-- start --

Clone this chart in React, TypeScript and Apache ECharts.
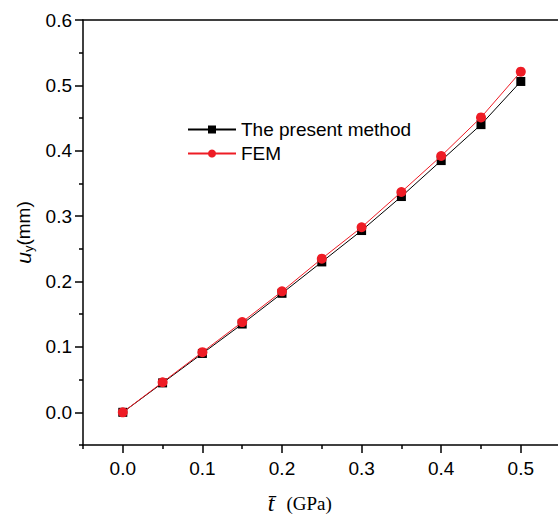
import React, { useEffect, useRef } from "react";
import * as echarts from "echarts";

const tValues = [0, 0.05, 0.1, 0.15, 0.2, 0.25, 0.3, 0.35, 0.4, 0.45, 0.5];
const presentMethod = [0, 0.045, 0.09, 0.135, 0.182, 0.23, 0.278, 0.33, 0.385, 0.44, 0.506];
const femValues = [0, 0.046, 0.092, 0.138, 0.185, 0.235, 0.283, 0.337, 0.392, 0.451, 0.521];
const xMajor = [0, 0.1, 0.2, 0.3, 0.4, 0.5];
const xMinor = [-0.05, 0.05, 0.15, 0.25, 0.35, 0.45, 0.55];
const yMajor = [0, 0.1, 0.2, 0.3, 0.4, 0.5, 0.6];
const yMinor = [-0.05, 0.05, 0.15, 0.25, 0.35, 0.45, 0.55];

const FONT = "Liberation Sans, Arial, sans-serif";
const SERIF = "Liberation Serif, Times New Roman, serif";

export default function App() {
  const ref = useRef<HTMLDivElement>(null);
  useEffect(() => {
    if (!ref.current) return;
    const chart = echarts.init(ref.current, undefined, { renderer: "svg" });
    const axisLineStyle = { color: "#000", width: 1.5 };
    const xBase = {
      type: "value" as const,
      min: -0.05,
      max: 0.55,
      splitLine: { show: false },
    };
    const yBase = {
      type: "value" as const,
      min: -0.05,
      max: 0.6,
      splitLine: { show: false },
    };
    chart.setOption({
      animation: false,
      grid: { left: 83, top: 20, width: 477.6, height: 425, containLabel: false, outerBoundsMode: "none" },
      legend: {
        left: 182,
        top: 115,
        orient: "vertical",
        itemWidth: 48,
        itemHeight: 10,
        itemGap: 5,
        textStyle: { fontFamily: FONT, fontSize: 19, color: "#000", padding: [0, 0, 0, 0] },
        data: ["The present method", "FEM"],
      },
      xAxis: [
        {
          ...xBase,
          position: "bottom",
          axisLine: { show: true, onZero: false, lineStyle: axisLineStyle },
          axisTick: { show: true, inside: false, length: 8, lineStyle: axisLineStyle, customValues: xMajor },
          axisLabel: {
            show: true,
            customValues: xMajor,
            formatter: (v: number) => v.toFixed(1),
            fontFamily: FONT,
            fontSize: 19,
            color: "#000",
            margin: 14,
          },
          name: "{i|t̄}{n|(GPa)}",
          nameLocation: "middle",
          nameGap: 46,
          nameTextStyle: {
            rich: {
              i: { fontFamily: SERIF, fontStyle: "italic", fontSize: 24, color: "#000" },
              n: { fontFamily: SERIF, fontSize: 19, color: "#000", padding: [0, 44, 0, 12] },
            },
          },
        },
        {
          ...xBase,
          position: "bottom",
          axisLine: { show: false, onZero: false },
          axisTick: { show: true, inside: false, length: 4, lineStyle: axisLineStyle, customValues: xMinor },
          axisLabel: { show: false },
        },
        {
          ...xBase,
          position: "top",
          axisLine: { show: true, onZero: false, lineStyle: axisLineStyle },
          axisTick: { show: false },
          axisLabel: { show: false },
        },
      ],
      yAxis: [
        {
          ...yBase,
          position: "left",
          axisLine: { show: true, onZero: false, lineStyle: axisLineStyle },
          axisTick: { show: true, inside: false, length: 8, lineStyle: axisLineStyle, customValues: yMajor },
          axisLabel: {
            show: true,
            customValues: yMajor,
            formatter: (v: number) => v.toFixed(1),
            fontFamily: FONT,
            fontSize: 19,
            color: "#000",
            margin: 11,
          },
          name: "{i|u}{s|y}{n|(mm)}",
          nameLocation: "middle",
          nameGap: 38,
          nameRotate: 90,
          nameTextStyle: {
            rich: {
              i: { fontFamily: FONT, fontStyle: "italic", fontSize: 21, color: "#000" },
              s: { fontFamily: FONT, fontSize: 13, color: "#000", verticalAlign: "bottom", padding: [10, 0, 0, 0] },
              n: { fontFamily: FONT, fontSize: 19, color: "#000" },
            },
          },
        },
        {
          ...yBase,
          position: "left",
          axisLine: { show: false, onZero: false },
          axisTick: { show: true, inside: false, length: 4, lineStyle: axisLineStyle, customValues: yMinor },
          axisLabel: { show: false },
        },
      ],
      series: [
        {
          name: "The present method",
          type: "line",
          xAxisIndex: 0,
          yAxisIndex: 0,
          data: tValues.map((t, i) => [t, presentMethod[i]]),
          symbol: "rect",
          symbolSize: 9,
          itemStyle: { color: "#000" },
          lineStyle: { color: "#000", width: 1 },
          z: 2,
        },
        {
          name: "FEM",
          type: "line",
          xAxisIndex: 0,
          yAxisIndex: 0,
          data: tValues.map((t, i) => [t, femValues[i]]),
          symbol: "circle",
          symbolSize: 10,
          itemStyle: { color: "#ee1c25" },
          lineStyle: { color: "#ee1c25", width: 1 },
          z: 3,
        },
      ],
    });
    return () => chart.dispose();
  }, []);
  return (
    <div
      ref={ref}
      style={{ position: "fixed", left: 0, top: 0, width: 558, height: 517, background: "#fff" }}
    />
  );
}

-- end --

## TASK DESCRIPTION
Copy the listing word for word, excluding its pictures.

## THE RESULT
Clone this chart in React, TypeScript and Apache ECharts.
import React, { useEffect, useRef } from "react";
import * as echarts from "echarts";

const tValues = [0, 0.05, 0.1, 0.15, 0.2, 0.25, 0.3, 0.35, 0.4, 0.45, 0.5];
const presentMethod = [0, 0.045, 0.09, 0.135, 0.182, 0.23, 0.278, 0.33, 0.385, 0.44, 0.506];
const femValues = [0, 0.046, 0.092, 0.138, 0.185, 0.235, 0.283, 0.337, 0.392, 0.451, 0.521];
const xMajor = [0, 0.1, 0.2, 0.3, 0.4, 0.5];
const xMinor = [-0.05, 0.05, 0.15, 0.25, 0.35, 0.45, 0.55];
const yMajor = [0, 0.1, 0.2, 0.3, 0.4, 0.5, 0.6];
const yMinor = [-0.05, 0.05, 0.15, 0.25, 0.35, 0.45, 0.55];

const FONT = "Liberation Sans, Arial, sans-serif";
const SERIF = "Liberation Serif, Times New Roman, serif";

export default function App() {
  const ref = useRef<HTMLDivElement>(null);
  useEffect(() => {
    if (!ref.current) return;
    const chart = echarts.init(ref.current, undefined, { renderer: "svg" });
    const axisLineStyle = { color: "#000", width: 1.5 };
    const xBase = {
      type: "value" as const,
      min: -0.05,
      max: 0.55,
      splitLine: { show: false },
    };
    const yBase = {
      type: "value" as const,
      min: -0.05,
      max: 0.6,
      splitLine: { show: false },
    };
    chart.setOption({
      animation: false,
      grid: { left: 83, top: 20, width: 477.6, height: 425, containLabel: false, outerBoundsMode: "none" },
      legend: {
        left: 182,
        top: 115,
        orient: "vertical",
        itemWidth: 48,
        itemHeight: 10,
        itemGap: 5,
        textStyle: { fontFamily: FONT, fontSize: 19, color: "#000", padding: [0, 0, 0, 0] },
        data: ["The present method", "FEM"],
      },
      xAxis: [
        {
          ...xBase,
          position: "bottom",
          axisLine: { show: true, onZero: false, lineStyle: axisLineStyle },
          axisTick: { show: true, inside: false, length: 8, lineStyle: axisLineStyle, customValues: xMajor },
          axisLabel: {
            show: true,
            customValues: xMajor,
            formatter: (v: number) => v.toFixed(1),
            fontFamily: FONT,
            fontSize: 19,
            color: "#000",
            margin: 14,
          },
          name: "{i|t̄}{n|(GPa)}",
          nameLocation: "middle",
          nameGap: 46,
          nameTextStyle: {
            rich: {
              i: { fontFamily: SERIF, fontStyle: "italic", fontSize: 24, color: "#000" },
              n: { fontFamily: SERIF, fontSize: 19, color: "#000", padding: [0, 44, 0, 12] },
            },
          },
        },
        {
          ...xBase,
          position: "bottom",
          axisLine: { show: false, onZero: false },
          axisTick: { show: true, inside: false, length: 4, lineStyle: axisLineStyle, customValues: xMinor },
          axisLabel: { show: false },
        },
        {
          ...xBase,
          position: "top",
          axisLine: { show: true, onZero: false, lineStyle: axisLineStyle },
          axisTick: { show: false },
          axisLabel: { show: false },
        },
      ],
      yAxis: [
        {
          ...yBase,
          position: "left",
          axisLine: { show: true, onZero: false, lineStyle: axisLineStyle },
          axisTick: { show: true, inside: false, length: 8, lineStyle: axisLineStyle, customValues: yMajor },
          axisLabel: {
            show: true,
            customValues: yMajor,
            formatter: (v: number) => v.toFixed(1),
            fontFamily: FONT,
            fontSize: 19,
            color: "#000",
            margin: 11,
          },
          name: "{i|u}{s|y}{n|(mm)}",
          nameLocation: "middle",
          nameGap: 38,
          nameRotate: 90,
          nameTextStyle: {
            rich: {
              i: { fontFamily: FONT, fontStyle: "italic", fontSize: 21, color: "#000" },
              s: { fontFamily: FONT, fontSize: 13, color: "#000", verticalAlign: "bottom", padding: [10, 0, 0, 0] },
              n: { fontFamily: FONT, fontSize: 19, color: "#000" },
            },
          },
        },
        {
          ...yBase,
          position: "left",
          axisLine: { show: false, onZero: false },
          axisTick: { show: true, inside: false, length: 4, lineStyle: axisLineStyle, customValues: yMinor },
          axisLabel: { show: false },
        },
      ],
      series: [
        {
          name: "The present method",
          type: "line",
          xAxisIndex: 0,
          yAxisIndex: 0,
          data: tValues.map((t, i) => [t, presentMethod[i]]),
          symbol: "rect",
          symbolSize: 9,
          itemStyle: { color: "#000" },
          lineStyle: { color: "#000", width: 1 },
          z: 2,
        },
        {
          name: "FEM",
          type: "line",
          xAxisIndex: 0,
          yAxisIndex: 0,
          data: tValues.map((t, i) => [t, femValues[i]]),
          symbol: "circle",
          symbolSize: 10,
          itemStyle: { color: "#ee1c25" },
          lineStyle: { color: "#ee1c25", width: 1 },
          z: 3,
        },
      ],
    });
    return () => chart.dispose();
  }, []);
  return (
    <div
      ref={ref}
      style={{ position: "fixed", left: 0, top: 0, width: 558, height: 517, background: "#fff" }}
    />
  );
}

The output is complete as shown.